## DATA BLOCK
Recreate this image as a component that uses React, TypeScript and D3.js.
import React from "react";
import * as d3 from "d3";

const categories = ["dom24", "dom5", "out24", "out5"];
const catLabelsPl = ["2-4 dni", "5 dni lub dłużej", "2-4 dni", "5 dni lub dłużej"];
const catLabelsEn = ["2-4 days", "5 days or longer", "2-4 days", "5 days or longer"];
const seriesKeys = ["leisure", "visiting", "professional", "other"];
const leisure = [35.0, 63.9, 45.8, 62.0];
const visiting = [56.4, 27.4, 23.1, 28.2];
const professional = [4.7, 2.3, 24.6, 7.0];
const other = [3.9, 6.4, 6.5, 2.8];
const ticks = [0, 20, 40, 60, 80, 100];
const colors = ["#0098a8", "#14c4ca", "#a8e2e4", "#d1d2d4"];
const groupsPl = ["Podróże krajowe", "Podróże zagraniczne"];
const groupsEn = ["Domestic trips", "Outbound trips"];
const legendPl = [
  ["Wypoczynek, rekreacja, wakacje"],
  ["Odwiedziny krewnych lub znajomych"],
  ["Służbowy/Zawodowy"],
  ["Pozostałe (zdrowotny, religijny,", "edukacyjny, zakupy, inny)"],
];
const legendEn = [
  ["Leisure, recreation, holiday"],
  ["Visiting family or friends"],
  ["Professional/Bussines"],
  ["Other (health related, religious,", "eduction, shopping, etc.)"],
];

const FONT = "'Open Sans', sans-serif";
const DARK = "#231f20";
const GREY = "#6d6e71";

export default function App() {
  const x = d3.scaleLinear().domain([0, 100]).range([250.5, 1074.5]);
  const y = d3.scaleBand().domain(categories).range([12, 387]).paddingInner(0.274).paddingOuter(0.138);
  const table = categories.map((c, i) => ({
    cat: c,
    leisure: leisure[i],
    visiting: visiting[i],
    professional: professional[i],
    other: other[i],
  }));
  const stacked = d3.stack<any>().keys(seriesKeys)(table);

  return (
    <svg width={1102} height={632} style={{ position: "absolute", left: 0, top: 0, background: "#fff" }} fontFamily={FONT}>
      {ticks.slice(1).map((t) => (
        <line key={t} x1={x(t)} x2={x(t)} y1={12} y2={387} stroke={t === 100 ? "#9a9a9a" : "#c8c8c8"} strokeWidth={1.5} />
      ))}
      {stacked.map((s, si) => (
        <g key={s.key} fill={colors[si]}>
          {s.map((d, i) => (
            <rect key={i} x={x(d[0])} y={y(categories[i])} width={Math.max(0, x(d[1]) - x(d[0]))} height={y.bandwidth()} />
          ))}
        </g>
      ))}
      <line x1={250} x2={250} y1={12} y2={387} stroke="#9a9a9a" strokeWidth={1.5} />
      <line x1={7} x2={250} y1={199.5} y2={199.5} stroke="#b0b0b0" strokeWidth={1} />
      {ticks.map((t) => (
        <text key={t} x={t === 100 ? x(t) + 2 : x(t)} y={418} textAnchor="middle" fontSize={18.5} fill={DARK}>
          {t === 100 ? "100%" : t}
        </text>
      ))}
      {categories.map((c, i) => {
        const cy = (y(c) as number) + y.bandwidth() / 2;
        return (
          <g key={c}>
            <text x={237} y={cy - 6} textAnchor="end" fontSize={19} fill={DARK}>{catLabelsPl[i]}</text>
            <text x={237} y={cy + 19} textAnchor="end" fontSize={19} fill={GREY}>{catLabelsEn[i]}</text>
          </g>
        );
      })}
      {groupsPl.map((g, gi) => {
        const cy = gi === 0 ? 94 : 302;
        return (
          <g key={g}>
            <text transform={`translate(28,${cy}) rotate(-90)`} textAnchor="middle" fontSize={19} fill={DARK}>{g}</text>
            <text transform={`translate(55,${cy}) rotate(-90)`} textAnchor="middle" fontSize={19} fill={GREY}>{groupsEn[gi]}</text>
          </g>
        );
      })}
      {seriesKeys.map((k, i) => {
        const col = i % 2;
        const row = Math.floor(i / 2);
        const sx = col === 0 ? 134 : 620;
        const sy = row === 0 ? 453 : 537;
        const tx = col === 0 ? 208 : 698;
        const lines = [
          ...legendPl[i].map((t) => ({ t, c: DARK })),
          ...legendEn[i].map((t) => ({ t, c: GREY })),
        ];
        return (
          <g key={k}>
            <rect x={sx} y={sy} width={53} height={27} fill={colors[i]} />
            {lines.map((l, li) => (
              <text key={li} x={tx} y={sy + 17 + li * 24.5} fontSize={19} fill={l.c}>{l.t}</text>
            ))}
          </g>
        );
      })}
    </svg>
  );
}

## REQUIREMENT
Copy every line exactly. Leave nothing out.

## SOLUTION
Recreate this image as a component that uses React, TypeScript and D3.js.
import React from "react";
import * as d3 from "d3";

const categories = ["dom24", "dom5", "out24", "out5"];
const catLabelsPl = ["2-4 dni", "5 dni lub dłużej", "2-4 dni", "5 dni lub dłużej"];
const catLabelsEn = ["2-4 days", "5 days or longer", "2-4 days", "5 days or longer"];
const seriesKeys = ["leisure", "visiting", "professional", "other"];
const leisure = [35.0, 63.9, 45.8, 62.0];
const visiting = [56.4, 27.4, 23.1, 28.2];
const professional = [4.7, 2.3, 24.6, 7.0];
const other = [3.9, 6.4, 6.5, 2.8];
const ticks = [0, 20, 40, 60, 80, 100];
const colors = ["#0098a8", "#14c4ca", "#a8e2e4", "#d1d2d4"];
const groupsPl = ["Podróże krajowe", "Podróże zagraniczne"];
const groupsEn = ["Domestic trips", "Outbound trips"];
const legendPl = [
  ["Wypoczynek, rekreacja, wakacje"],
  ["Odwiedziny krewnych lub znajomych"],
  ["Służbowy/Zawodowy"],
  ["Pozostałe (zdrowotny, religijny,", "edukacyjny, zakupy, inny)"],
];
const legendEn = [
  ["Leisure, recreation, holiday"],
  ["Visiting family or friends"],
  ["Professional/Bussines"],
  ["Other (health related, religious,", "eduction, shopping, etc.)"],
];

const FONT = "'Open Sans', sans-serif";
const DARK = "#231f20";
const GREY = "#6d6e71";

export default function App() {
  const x = d3.scaleLinear().domain([0, 100]).range([250.5, 1074.5]);
  const y = d3.scaleBand().domain(categories).range([12, 387]).paddingInner(0.274).paddingOuter(0.138);
  const table = categories.map((c, i) => ({
    cat: c,
    leisure: leisure[i],
    visiting: visiting[i],
    professional: professional[i],
    other: other[i],
  }));
  const stacked = d3.stack<any>().keys(seriesKeys)(table);

  return (
    <svg width={1102} height={632} style={{ position: "absolute", left: 0, top: 0, background: "#fff" }} fontFamily={FONT}>
      {ticks.slice(1).map((t) => (
        <line key={t} x1={x(t)} x2={x(t)} y1={12} y2={387} stroke={t === 100 ? "#9a9a9a" : "#c8c8c8"} strokeWidth={1.5} />
      ))}
      {stacked.map((s, si) => (
        <g key={s.key} fill={colors[si]}>
          {s.map((d, i) => (
            <rect key={i} x={x(d[0])} y={y(categories[i])} width={Math.max(0, x(d[1]) - x(d[0]))} height={y.bandwidth()} />
          ))}
        </g>
      ))}
      <line x1={250} x2={250} y1={12} y2={387} stroke="#9a9a9a" strokeWidth={1.5} />
      <line x1={7} x2={250} y1={199.5} y2={199.5} stroke="#b0b0b0" strokeWidth={1} />
      {ticks.map((t) => (
        <text key={t} x={t === 100 ? x(t) + 2 : x(t)} y={418} textAnchor="middle" fontSize={18.5} fill={DARK}>
          {t === 100 ? "100%" : t}
        </text>
      ))}
      {categories.map((c, i) => {
        const cy = (y(c) as number) + y.bandwidth() / 2;
        return (
          <g key={c}>
            <text x={237} y={cy - 6} textAnchor="end" fontSize={19} fill={DARK}>{catLabelsPl[i]}</text>
            <text x={237} y={cy + 19} textAnchor="end" fontSize={19} fill={GREY}>{catLabelsEn[i]}</text>
          </g>
        );
      })}
      {groupsPl.map((g, gi) => {
        const cy = gi === 0 ? 94 : 302;
        return (
          <g key={g}>
            <text transform={`translate(28,${cy}) rotate(-90)`} textAnchor="middle" fontSize={19} fill={DARK}>{g}</text>
            <text transform={`translate(55,${cy}) rotate(-90)`} textAnchor="middle" fontSize={19} fill={GREY}>{groupsEn[gi]}</text>
          </g>
        );
      })}
      {seriesKeys.map((k, i) => {
        const col = i % 2;
        const row = Math.floor(i / 2);
        const sx = col === 0 ? 134 : 620;
        const sy = row === 0 ? 453 : 537;
        const tx = col === 0 ? 208 : 698;
        const lines = [
          ...legendPl[i].map((t) => ({ t, c: DARK })),
          ...legendEn[i].map((t) => ({ t, c: GREY })),
        ];
        return (
          <g key={k}>
            <rect x={sx} y={sy} width={53} height={27} fill={colors[i]} />
            {lines.map((l, li) => (
              <text key={li} x={tx} y={sy + 17 + li * 24.5} fontSize={19} fill={l.c}>{l.t}</text>
            ))}
          </g>
        );
      })}
    </svg>
  );
}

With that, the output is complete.